The decision of the High Court to rule Katy Gallagher ineligible has led to the resignation of three MPs, as Labor feels the full brunt of the citizenship scandal.

By Joe McDonough

Posted on May 9, 2018

Labor senator Katy Gallagher has been ruled ineligible to sit in parliament by the High Court on Wednesday.

Gallagher has always maintained she took all reasonable steps to renounce her British citizenship by the nomination deadline before the 2016 election.

It is understood she applied for renunciation months before voters went to the polls and it took the British Home Office 118 days to complete the process.

But the High Court has taken a strong position dismissing delays through the bureaucratic process as a defence.
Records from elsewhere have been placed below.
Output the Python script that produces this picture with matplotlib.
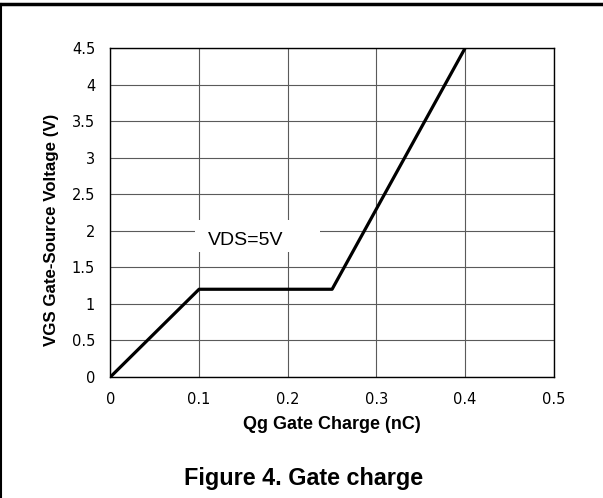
import matplotlib
matplotlib.use('Agg')
import matplotlib.pyplot as plt
from matplotlib.lines import Line2D
from matplotlib.patches import Rectangle

plt.rcParams['font.family'] = ['Liberation Sans', 'DejaVu Sans']

# gate charge curve
qg = [0, 0.1, 0.25, 0.4]
vgs = [0, 1.2, 1.2, 4.5]
x_ticks = [0, 0.1, 0.2, 0.3, 0.4, 0.5]
x_labels = ['0', '0.1', '0.2', '0.3', '0.4', '0.5']
y_ticks = [0, 0.5, 1, 1.5, 2, 2.5, 3, 3.5, 4, 4.5]
y_labels = ['0', '0.5', '1', '1.5', '2', '2.5', '3', '3.5', '4', '4.5']

fig = plt.figure(figsize=(6.03, 4.98), dpi=100)
ax = fig.add_axes([0.183, 0.243, 0.7355, 0.6606])

ax.plot(qg, vgs, color='black', lw=2.3, zorder=3)
ax.set_xlim(0, 0.5)
ax.set_ylim(0, 4.5)
ax.set_xticks(x_ticks)
ax.set_xticklabels(x_labels, family='DejaVu Sans')
ax.set_yticks(y_ticks)
ax.set_yticklabels(y_labels, family='DejaVu Sans')
ax.tick_params(length=0, labelsize=10.5, pad=11)
ax.grid(True, color='#5a5a5a', lw=0.8)
for s in ax.spines.values():
    s.set_linewidth(1.0)

# axis titles placed on the figure
fig.text(0.551, 0.139, 'Qg Gate Charge (nC)', fontsize=13, fontweight='bold',
         ha='center', va='baseline')
fig.text(0.085, 0.538, 'VGS Gate-Source Voltage (V)', fontsize=12.2, fontweight='bold',
         rotation=90, ha='center', va='center')

# white box behind the annotation, cuts the grid lines
ax.add_patch(Rectangle((0.095, 1.71), 0.141, 0.437, facecolor='white', edgecolor='none', zorder=2.5))
ax.text(0.11, 1.80, 'VDS=5V', fontsize=14, ha='left', va='baseline', zorder=4)

fig.text(0.504, 0.026, 'Figure 4. Gate charge', fontsize=16.8, fontweight='bold', ha='center', va='baseline')

# page frame
fig.add_artist(Line2D([0, 1], [0.992, 0.992], transform=fig.transFigure, color='black', lw=2.5))
fig.add_artist(Line2D([0.002, 0.002], [0, 0.992], transform=fig.transFigure, color='black', lw=1.5))

fig.savefig('out.png', dpi=100)
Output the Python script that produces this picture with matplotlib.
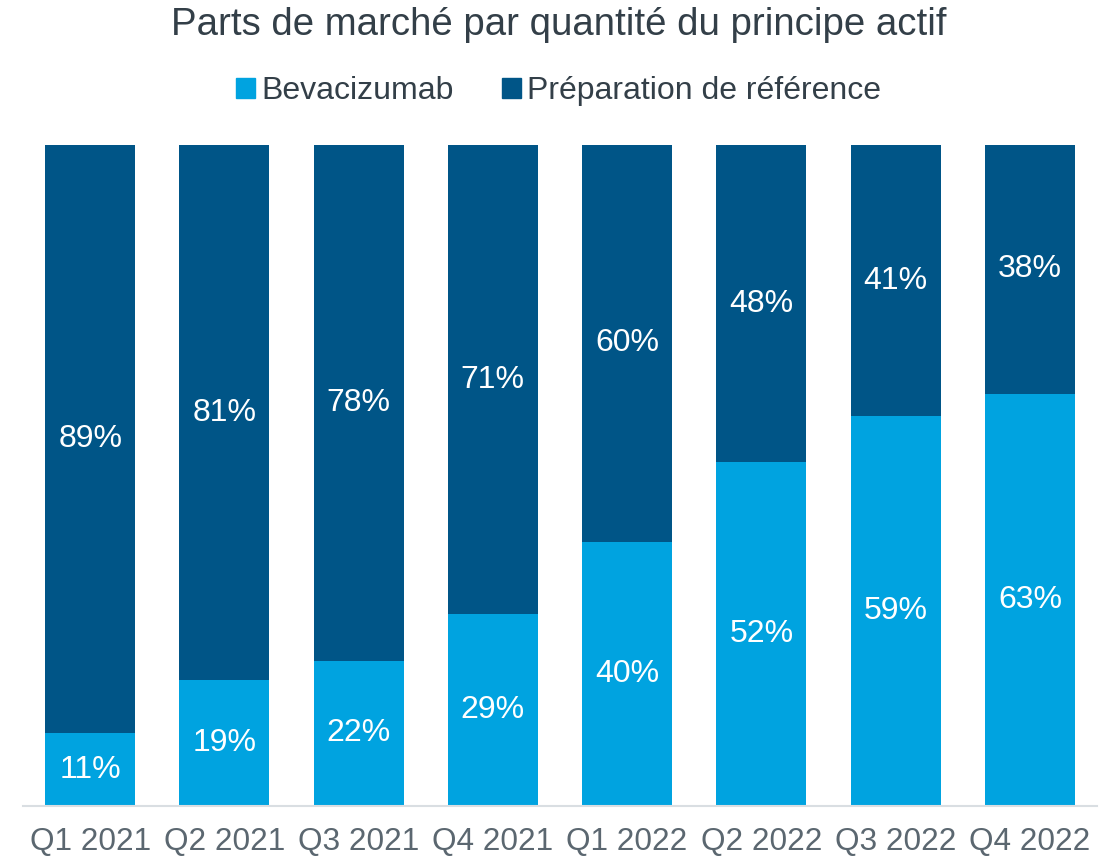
import matplotlib
matplotlib.use("Agg")
import matplotlib.pyplot as plt
import numpy as np
from matplotlib.patches import Patch

categories = ["Q1 2021", "Q2 2021", "Q3 2021", "Q4 2021", "Q1 2022", "Q2 2022", "Q3 2022", "Q4 2022"]
bevacizumab = [11, 19, 22, 29, 40, 52, 59, 63]
reference = [89, 81, 78, 71, 60, 48, 41, 38]
series_names = ["Bevacizumab", "Préparation de référence"]

c_light = "#00A3E0"
c_dark = "#005587"
plt.rcParams['font.family'] = ['Liberation Sans', 'DejaVu Sans']

fig = plt.figure(figsize=(11.17, 8.59), dpi=100)
ax = fig.add_axes([23/1117, 53/859, (1097-23)/1117, (806-145)/859])

b = np.array(bevacizumab, float)
r = np.array(reference, float)
tot = b + r
bs = b / tot * 100
rs = r / tot * 100
x = np.arange(len(categories))
w = 0.67
ax.bar(x, bs, w, color=c_light, label=series_names[0])
ax.bar(x, rs, w, bottom=bs, color=c_dark, label=series_names[1])
for i in range(len(x)):
    ax.text(x[i], bs[i]/2, f"{bevacizumab[i]}%", ha="center", va="center", color="white", fontsize=23)
    ax.text(x[i], bs[i] + rs[i]/2, f"{reference[i]}%", ha="center", va="center", color="white", fontsize=23)

ax.set_xlim(-0.5, len(x)-0.5)
ax.set_ylim(0, 100)
ax.set_yticks([])
ax.set_xticks(x)
ax.set_xticklabels(categories, fontsize=22.7, color="#5B6770")
ax.tick_params(axis="x", length=0, pad=15)
for s in ["top", "right", "left"]:
    ax.spines[s].set_visible(False)
ax.spines["bottom"].set_color("#D9DEE2")
ax.spines["bottom"].set_linewidth(1.5)

fig.text(0.5, 1 - 25/859, "Parts de marché par quantité du principe actif", ha="center", va="center",
         fontsize=27.6, color="#333F48")
handles = [Patch(color=c_light), Patch(color=c_dark)]
fig.legend(handles, series_names, loc="center", bbox_to_anchor=(0.5, 1 - 91/859), ncol=2, frameon=False,
           fontsize=23, labelcolor="#333F48", handlelength=0.6, handleheight=0.6, handletextpad=0.2,
           columnspacing=1.5)
fig.savefig("out.png", dpi=100)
The only excuse for being a dual citizenship at the time of an election is when foreign law “irremediably prevents” the Australian citizen renouncing foreign citizenship, according to the High Court’s interpretation. And that is clearly not an issue when it comes to the UK.

Labor MPs Justine Keay, Josh Wilson and Susan Lamb, and Centre Alliance’s Rebekha Sharkie, have resigned today as a result of the High Court’s judgment, with all four having relied on the same defence as Gallagher.

Gallagher accepted the verdict and said she has “more to contribute to public life”.

“To the people of the ACT, I’m very sorry that this disruption has occurred to one of your federal representatives,” the former ACT chief minister said.

“To have my place in the Senate end like this today is very deeply disappointing, but I believe that I have more to contribute to public life.

“I will take the time to talk with Labor Party members on how I can do this over the months ahead.”

Opposition leader Bill Shorten backed his colleague to bounce back.

“We are a better parliament with Katy in it and a stronger party with Katy in our caucus,” he said in a statement.

“Katy is a key part of Labor’s Senate leadership team. She is too good to lose from public life — and I know we won’t lose her.

“Katy has a lot more to contribute to Labor and to Australia.”